:: Exercise inputs ::

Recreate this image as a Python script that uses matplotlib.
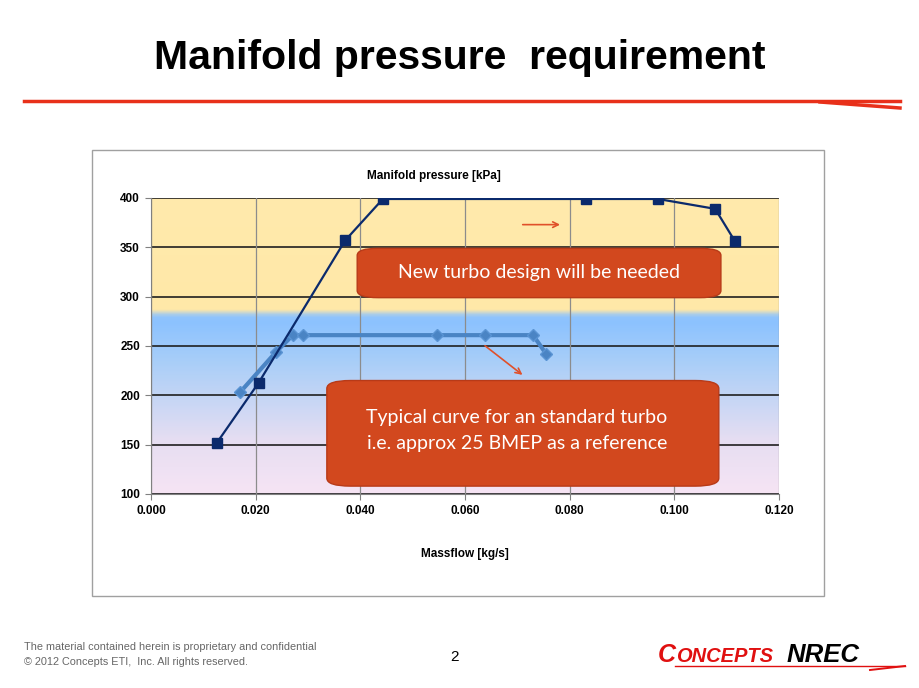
import numpy as np
import matplotlib.pyplot as plt
from matplotlib.colors import LinearSegmentedColormap
from matplotlib.patches import FancyBboxPatch, Rectangle
from matplotlib.lines import Line2D

# data
new_flow = [0.0126, 0.0206, 0.0371, 0.0443, 0.0831, 0.0969, 0.1078, 0.1116]
new_press = [152, 213, 357, 399, 399, 399, 389, 356]
std_flow = [0.0170, 0.0239, 0.0271, 0.0290, 0.0547, 0.0638, 0.0730, 0.0755]
std_press = [203, 244, 261, 261, 261, 261, 261, 242]
xticks = [0.0, 0.02, 0.04, 0.06, 0.08, 0.10, 0.12]
yticks = [100, 150, 200, 250, 300, 350, 400]

plt.rcParams['font.family'] = ['Liberation Sans', 'DejaVu Sans']

fig = plt.figure(figsize=(9.2, 6.88), dpi=100)
fig.patch.set_facecolor('white')

# slide title and rule
fig.text(0.5, 0.915, 'Manifold pressure  requirement', ha='center', va='center',
         fontsize=29.5, fontweight='bold')
fig.add_artist(Line2D([24/920, 900/920], [1-101/688, 1-101/688], color='#E8301A', lw=2.5))
fig.add_artist(Line2D([820/920, 900/920], [1-102/688, 1-108/688], color='#E8301A', lw=2.5))

# chart frame
fig.add_artist(Rectangle((92/920, 1-596/688), (824-92)/920, (596-150)/688,
                         transform=fig.transFigure, fill=False, ec='#A0A0A0', lw=1))

ax = fig.add_axes([151/920, 1-494/688, 628/920, 296/688])

# background gradient
stops = [(0.0, '#F6E4F4'), (0.18, '#E6DEF2'), (0.45, '#A8CEF8'), (0.58, '#8CC2FF'),
         (0.60, '#90C4FC'), (0.625, '#FFE8A8'), (1.0, '#FFEAAC')]
cmap = LinearSegmentedColormap.from_list('bg', stops)
grad = np.linspace(0, 1, 300).reshape(-1, 1)
ax.imshow(grad, cmap=cmap, origin='lower', extent=[0, 0.12, 100, 400],
          aspect='auto', zorder=0, interpolation='bilinear')

ax.set_xlim(0, 0.12)
ax.set_ylim(100, 400)
ax.set_xticks(xticks)
ax.set_yticks(yticks)
ax.set_xticklabels(['%.3f' % v for v in xticks])
for y in yticks:
    ax.axhline(y, color='#202020', lw=1.2, zorder=1)
for x in xticks:
    ax.axvline(x, color='#8C8C8C', lw=0.9, zorder=1)
for s in ['top', 'right']:
    ax.spines[s].set_visible(False)
ax.spines['left'].set_color('#808080')
ax.spines['bottom'].set_color('#808080')
ax.tick_params(length=4, color='#808080', labelsize=8.5, pad=4)
for lab in ax.get_xticklabels() + ax.get_yticklabels():
    lab.set_fontweight('bold')

ax.plot(std_flow, std_press, color='#4A84C4', lw=3, marker='D', ms=6,
        mfc='#4A84C4', mec='#5A94D4', zorder=3)
ax.plot(new_flow, new_press, color='#0B2A6C', lw=1.6, marker='s', ms=6.5,
        mfc='#0B2A6C', mec='#0B2A6C', zorder=4)

ax.set_title('Manifold pressure [kPa]', fontsize=8.5, fontweight='bold', pad=14, x=0.45)
ax.set_xlabel('Massflow [kg/s]', fontsize=8.5, fontweight='bold', labelpad=22)

# callout boxes
box_col = '#D2481E'
box_font = ['Lato', 'DejaVu Sans']
ax.add_patch(FancyBboxPatch((0.0394, 299), 0.0695, 50, boxstyle='round,pad=0,rounding_size=0.004',
                            mutation_aspect=300/0.12/1.4, fc=box_col, ec='#B83A18', lw=1, zorder=5))
ax.text(0.0741, 324, 'New turbo design will be needed', ha='center', va='center',
        color='white', fontsize=14, family=box_font, zorder=6)
ax.add_patch(FancyBboxPatch((0.0336, 108), 0.0749, 107, boxstyle='round,pad=0,rounding_size=0.0045',
                            mutation_aspect=300/0.12/1.4, fc=box_col, ec='#B83A18', lw=1, zorder=5))
ax.text(0.0699, 178, 'Typical curve for an standard turbo', ha='center', va='center',
        color='white', fontsize=14, family=box_font, zorder=6)
ax.text(0.0699, 151, 'i.e. approx 25 BMEP as a reference', ha='center', va='center',
        color='white', fontsize=14, family=box_font, zorder=6)

ax.annotate('', xy=(0.0787, 373), xytext=(0.0705, 373),
            arrowprops=dict(arrowstyle='->', color='#E0502A', lw=1.2), zorder=6)
ax.annotate('', xy=(0.0714, 219), xytext=(0.0634, 252),
            arrowprops=dict(arrowstyle='->', color='#E0502A', lw=1.2), zorder=6)

# footer
fig.text(24/920, 1-647/688, 'The material contained herein is proprietary and confidential',
         fontsize=7.8, color='#666666', va='center')
fig.text(24/920, 1-662/688, '\u00a9 2012 Concepts ETI,  Inc. All rights reserved.',
         fontsize=7.8, color='#666666', va='center')
fig.text(455/920, 1-657/688, '2', fontsize=11, ha='center', va='center')
fig.text(658/920, 1-655/688, 'C', fontsize=18, color='#E01010', fontweight='bold',
         style='italic', va='center')
fig.text(676/920, 1-656/688, 'ONCEPTS', fontsize=14.5, color='#E01010', fontweight='bold',
         style='italic', va='center')
fig.text(787/920, 1-655/688, 'NREC', fontsize=18.5, color='black', fontweight='bold',
         style='italic', va='center')
fig.add_artist(Line2D([675/920, 905/920], [1-666/688, 1-666/688], color='#E01010', lw=1))
fig.add_artist(Line2D([870/920, 905/920], [1-670/688, 1-666/688], color='#E01010', lw=1.4))

fig.savefig('out.png', dpi=100)
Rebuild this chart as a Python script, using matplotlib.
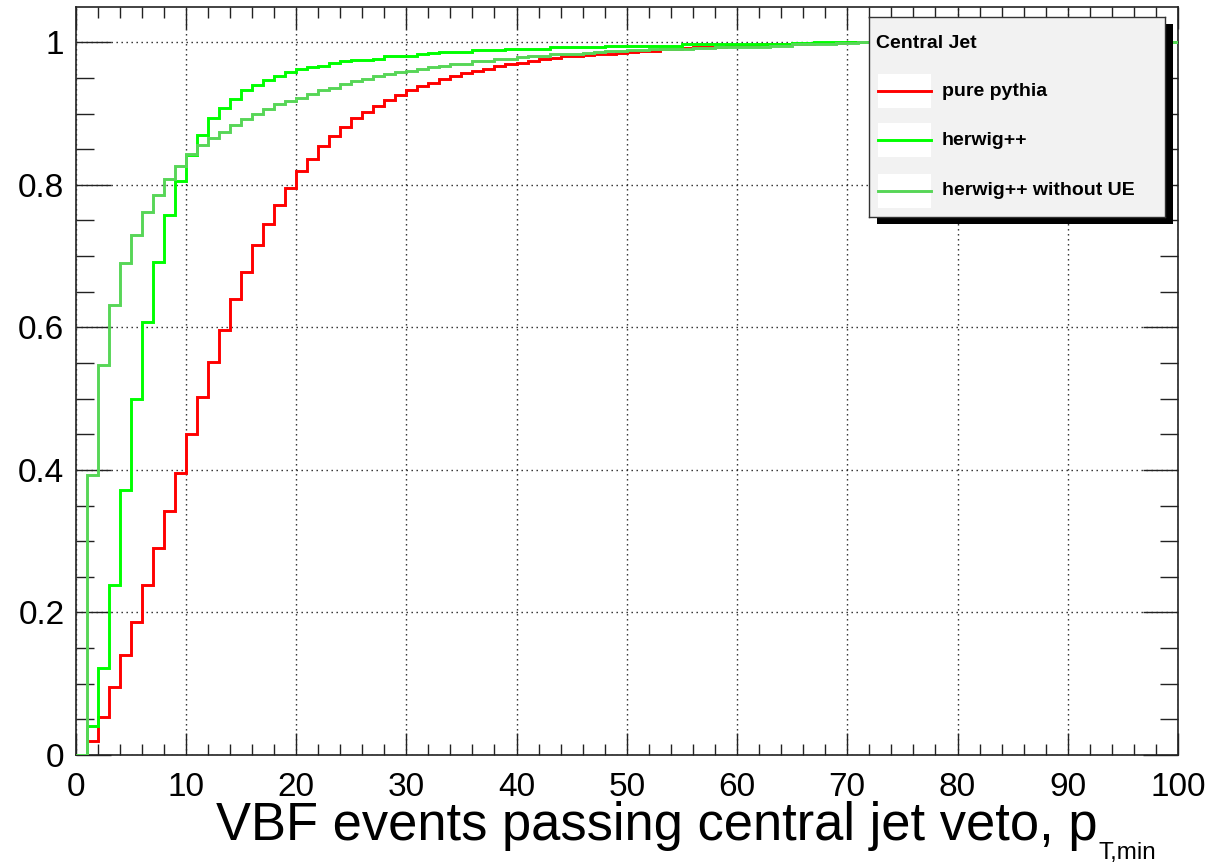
import matplotlib
matplotlib.use("Agg")
import matplotlib.pyplot as plt
import numpy as np
from matplotlib.patches import Rectangle
from matplotlib.lines import Line2D

# Fraction of VBF events passing a central jet veto, as a function of the
# veto threshold pT,min (1 GeV bins from 0 to 100).
bin_edges = list(range(0, 101))

pure_pythia = [
    0.000, 0.020, 0.053, 0.095, 0.140, 0.187, 0.238, 0.290, 0.343, 0.396,
    0.451, 0.502, 0.551, 0.596, 0.640, 0.678, 0.715, 0.745, 0.772, 0.796,
    0.820, 0.836, 0.855, 0.868, 0.881, 0.893, 0.902, 0.910, 0.919, 0.926,
    0.933, 0.938, 0.943, 0.948, 0.953, 0.957, 0.960, 0.963, 0.967, 0.969,
    0.971, 0.974, 0.976, 0.978, 0.980, 0.981, 0.982, 0.983, 0.984, 0.985,
    0.986, 0.987, 0.988, 0.990, 0.991, 0.992, 0.993, 0.994, 0.994, 0.995,
    0.996, 0.996, 0.997, 0.997, 0.998, 0.998, 0.998, 0.999, 0.999, 0.999,
    1.000, 1.000, 1.000, 1.000, 1.000, 1.000, 1.000, 1.000, 1.000, 1.000,
    1.000, 1.000, 1.000, 1.000, 1.000, 1.000, 1.000, 1.000, 1.000, 1.000,
    1.000, 1.000, 1.000, 1.000, 1.000, 1.000, 1.000, 1.000, 1.000, 1.000,
]

herwig = [
    0.000, 0.041, 0.122, 0.238, 0.372, 0.500, 0.607, 0.691, 0.757, 0.806,
    0.842, 0.870, 0.893, 0.908, 0.921, 0.933, 0.940, 0.947, 0.953, 0.958,
    0.962, 0.965, 0.967, 0.971, 0.973, 0.975, 0.975, 0.977, 0.980, 0.980,
    0.981, 0.983, 0.985, 0.986, 0.986, 0.986, 0.989, 0.989, 0.989, 0.991,
    0.991, 0.991, 0.991, 0.993, 0.993, 0.993, 0.993, 0.993, 0.995, 0.995,
    0.995, 0.995, 0.995, 0.995, 0.995, 0.997, 0.997, 0.997, 0.997, 0.997,
    0.997, 0.997, 0.997, 0.997, 0.997, 0.999, 0.999, 1.000, 1.000, 1.000,
    1.000, 1.000, 1.000, 1.000, 1.000, 1.000, 1.000, 1.000, 1.000, 1.000,
    1.000, 1.000, 1.000, 1.000, 1.000, 1.000, 1.000, 1.000, 1.000, 1.000,
    1.000, 1.000, 1.000, 1.000, 1.000, 1.000, 1.000, 1.000, 1.000, 1.000,
]

herwig_no_ue = [
    0.000, 0.393, 0.547, 0.632, 0.690, 0.730, 0.762, 0.786, 0.808, 0.827,
    0.843, 0.856, 0.866, 0.874, 0.884, 0.892, 0.899, 0.906, 0.913, 0.918,
    0.922, 0.927, 0.933, 0.936, 0.941, 0.945, 0.948, 0.952, 0.955, 0.958,
    0.960, 0.962, 0.965, 0.966, 0.969, 0.969, 0.974, 0.974, 0.977, 0.977,
    0.979, 0.980, 0.981, 0.983, 0.983, 0.984, 0.985, 0.986, 0.987, 0.988,
    0.989, 0.989, 0.990, 0.990, 0.991, 0.991, 0.992, 0.992, 0.993, 0.993,
    0.994, 0.994, 0.994, 0.995, 0.995, 0.997, 0.997, 0.998, 0.998, 0.999,
    0.999, 1.000, 1.000, 1.000, 1.000, 1.000, 1.000, 1.000, 1.000, 1.000,
    1.000, 1.000, 1.000, 1.000, 1.000, 1.000, 1.000, 1.000, 1.000, 1.000,
    1.000, 1.000, 1.000, 1.000, 1.000, 1.000, 1.000, 1.000, 1.000, 1.000,
]

series_labels = ["pure pythia", "herwig++", "herwig++ without UE"]
series_colors = ["#ff0000", "#00ff00", "#57d657"]
legend_title = "Central Jet"

x_ticks = list(range(0, 101, 10))
y_ticks = [0.0, 0.2, 0.4, 0.6, 0.8, 1.0]
y_tick_labels = ["0", "0.2", "0.4", "0.6", "0.8", "1"]

plt.rcParams["font.family"] = ["Liberation Sans", "DejaVu Sans"]

W, H = 1216, 865
fig = plt.figure(figsize=(W / 100, H / 100), dpi=100, facecolor="white")

ax_l, ax_r, ax_b, ax_t = 75.5, 1178.0, 755.0, 7.3
ax = fig.add_axes([ax_l / W, 1 - ax_b / H, (ax_r - ax_l) / W, (ax_b - ax_t) / H])

for vals, col in zip([pure_pythia, herwig, herwig_no_ue], series_colors):
    ax.stairs(vals, bin_edges, baseline=None, color=col, lw=2.1, zorder=3)

ax.set_xlim(0, 100)
ax.set_ylim(0, 1.049)
ax.set_xticks(x_ticks)
ax.set_xticklabels([str(v) for v in x_ticks])
ax.set_yticks(y_ticks)
ax.set_yticklabels(y_tick_labels)
ax.set_xticks(np.arange(0, 101, 2), minor=True)
ax.set_yticks(np.arange(0, 1.05, 0.05), minor=True)

ax.tick_params(which="both", direction="in", top=True, right=True,
               width=1.0, color="#222222", labelsize=24)
ax.tick_params(axis="x", which="major", length=16, pad=12)
ax.tick_params(axis="x", which="minor", length=8)
ax.tick_params(axis="y", which="major", length=25, pad=8)
ax.tick_params(axis="y", which="minor", length=13)
for sp in ax.spines.values():
    sp.set_linewidth(1.2)
    sp.set_color("#222222")

ax.grid(True, which="major", color="#222222", lw=1.0, ls=(0, (1, 2.6)))
ax.set_axisbelow(True)

# axis title: ROOT-style, right-aligned with a lowered subscript
xt = fig.text(1097 / W, 1 - 840 / H, "VBF events passing central jet veto, p",
              ha="right", va="baseline", fontsize=37.8)
ax.annotate("T,min", xy=(1, 0), xycoords=xt, xytext=(1, -6),
            textcoords="offset points", ha="left", va="baseline", fontsize=17.5)

# legend box with drop shadow
lx0, lx1, ly0, ly1 = 869, 1165, 17, 217
shadow = Rectangle(((lx0 + 8) / W, 1 - (ly1 + 7) / H), (lx1 - lx0) / W,
                   (ly1 - ly0) / H, transform=fig.transFigure,
                   facecolor="black", edgecolor="none", zorder=1)
fig.patches.append(shadow)

lax = fig.add_axes([lx0 / W, 1 - ly1 / H, (lx1 - lx0) / W, (ly1 - ly0) / H])
lax.set_zorder(2)
lax.set_facecolor("#f2f2f2")
lax.set_xlim(0, 1)
lax.set_ylim(0, 1)
lax.set_xticks([])
lax.set_yticks([])
for sp in lax.spines.values():
    sp.set_linewidth(1.0)
    sp.set_color("#333333")

lax.text(0.024, 0.87, legend_title, fontsize=14, fontweight="bold",
         ha="left", va="center")
entry_y = [0.63, 0.383, 0.13]
for yc, lab, col in zip(entry_y, series_labels, series_colors):
    lax.add_patch(Rectangle((0.030, yc - 0.085), 0.179, 0.17,
                            facecolor="white", edgecolor="none"))
    lax.add_line(Line2D([0.030, 0.209], [yc, yc], color=col, lw=2.1))
    lax.text(0.247, yc, lab, fontsize=14, fontweight="bold",
             ha="left", va="center")

fig.savefig("out.png", dpi=100, facecolor="white")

:::

Exercise directions:
Copy nothing but the lines from the first one in the listing through the line with "fig.patch.set_facecolor('white')", and omit the pictures.

Written solution:
Recreate this image as a Python script that uses matplotlib.
import numpy as np
import matplotlib.pyplot as plt
from matplotlib.colors import LinearSegmentedColormap
from matplotlib.patches import FancyBboxPatch, Rectangle
from matplotlib.lines import Line2D

# data
new_flow = [0.0126, 0.0206, 0.0371, 0.0443, 0.0831, 0.0969, 0.1078, 0.1116]
new_press = [152, 213, 357, 399, 399, 399, 389, 356]
std_flow = [0.0170, 0.0239, 0.0271, 0.0290, 0.0547, 0.0638, 0.0730, 0.0755]
std_press = [203, 244, 261, 261, 261, 261, 261, 242]
xticks = [0.0, 0.02, 0.04, 0.06, 0.08, 0.10, 0.12]
yticks = [100, 150, 200, 250, 300, 350, 400]

plt.rcParams['font.family'] = ['Liberation Sans', 'DejaVu Sans']

fig = plt.figure(figsize=(9.2, 6.88), dpi=100)
fig.patch.set_facecolor('white')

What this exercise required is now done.